> **YOUR GOAL**
Print the listing as it stands, omitting all images.

> **PROVIDED DATA**
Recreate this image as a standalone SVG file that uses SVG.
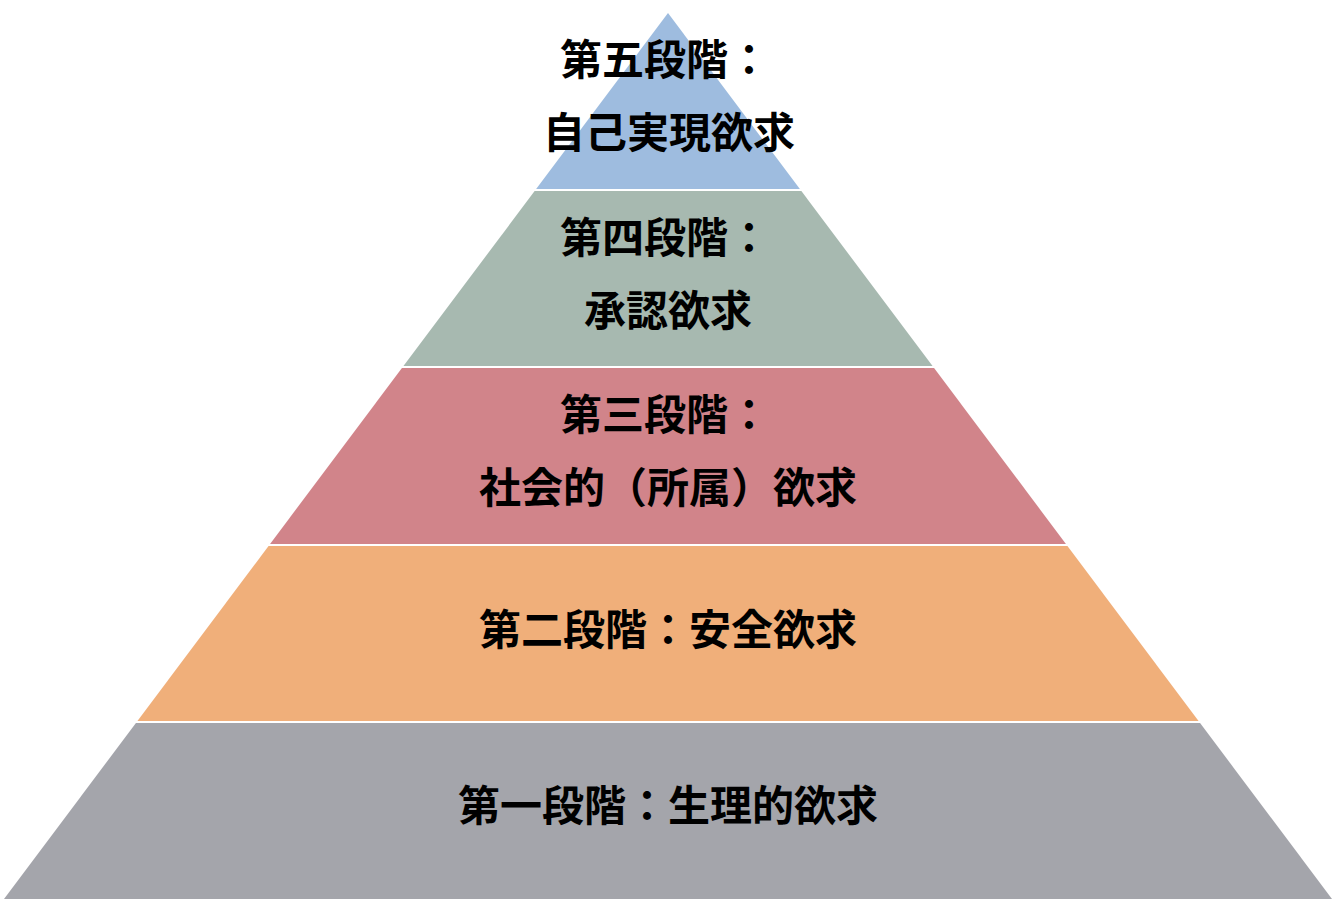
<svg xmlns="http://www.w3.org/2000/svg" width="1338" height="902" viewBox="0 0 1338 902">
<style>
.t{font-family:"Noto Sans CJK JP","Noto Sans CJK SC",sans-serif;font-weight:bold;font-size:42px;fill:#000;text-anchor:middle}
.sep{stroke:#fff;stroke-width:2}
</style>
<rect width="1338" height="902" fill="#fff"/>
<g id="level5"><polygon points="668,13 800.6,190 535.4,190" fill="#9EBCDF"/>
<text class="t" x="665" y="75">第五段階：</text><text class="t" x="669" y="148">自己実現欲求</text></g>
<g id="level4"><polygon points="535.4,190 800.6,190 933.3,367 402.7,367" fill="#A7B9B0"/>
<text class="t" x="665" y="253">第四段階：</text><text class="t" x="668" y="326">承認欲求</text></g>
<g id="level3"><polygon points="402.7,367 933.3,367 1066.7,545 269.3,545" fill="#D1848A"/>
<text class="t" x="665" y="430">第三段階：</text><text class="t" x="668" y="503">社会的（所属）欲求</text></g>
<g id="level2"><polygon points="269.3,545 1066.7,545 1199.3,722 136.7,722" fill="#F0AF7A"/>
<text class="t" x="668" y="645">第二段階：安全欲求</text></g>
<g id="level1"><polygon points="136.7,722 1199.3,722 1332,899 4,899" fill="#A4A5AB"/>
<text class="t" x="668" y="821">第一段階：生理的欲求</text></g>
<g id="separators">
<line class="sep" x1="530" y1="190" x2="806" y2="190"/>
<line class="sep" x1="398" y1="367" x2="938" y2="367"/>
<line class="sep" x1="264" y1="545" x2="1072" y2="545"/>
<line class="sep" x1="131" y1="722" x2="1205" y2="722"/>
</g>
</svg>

> **WORKED SOLUTION**
Recreate this image as a standalone SVG file that uses SVG.
<svg xmlns="http://www.w3.org/2000/svg" width="1338" height="902" viewBox="0 0 1338 902">
<style>
.t{font-family:"Noto Sans CJK JP","Noto Sans CJK SC",sans-serif;font-weight:bold;font-size:42px;fill:#000;text-anchor:middle}
.sep{stroke:#fff;stroke-width:2}
</style>
<rect width="1338" height="902" fill="#fff"/>
<g id="level5"><polygon points="668,13 800.6,190 535.4,190" fill="#9EBCDF"/>
<text class="t" x="665" y="75">第五段階：</text><text class="t" x="669" y="148">自己実現欲求</text></g>
<g id="level4"><polygon points="535.4,190 800.6,190 933.3,367 402.7,367" fill="#A7B9B0"/>
<text class="t" x="665" y="253">第四段階：</text><text class="t" x="668" y="326">承認欲求</text></g>
<g id="level3"><polygon points="402.7,367 933.3,367 1066.7,545 269.3,545" fill="#D1848A"/>
<text class="t" x="665" y="430">第三段階：</text><text class="t" x="668" y="503">社会的（所属）欲求</text></g>
<g id="level2"><polygon points="269.3,545 1066.7,545 1199.3,722 136.7,722" fill="#F0AF7A"/>
<text class="t" x="668" y="645">第二段階：安全欲求</text></g>
<g id="level1"><polygon points="136.7,722 1199.3,722 1332,899 4,899" fill="#A4A5AB"/>
<text class="t" x="668" y="821">第一段階：生理的欲求</text></g>
<g id="separators">
<line class="sep" x1="530" y1="190" x2="806" y2="190"/>
<line class="sep" x1="398" y1="367" x2="938" y2="367"/>
<line class="sep" x1="264" y1="545" x2="1072" y2="545"/>
<line class="sep" x1="131" y1="722" x2="1205" y2="722"/>
</g>
</svg>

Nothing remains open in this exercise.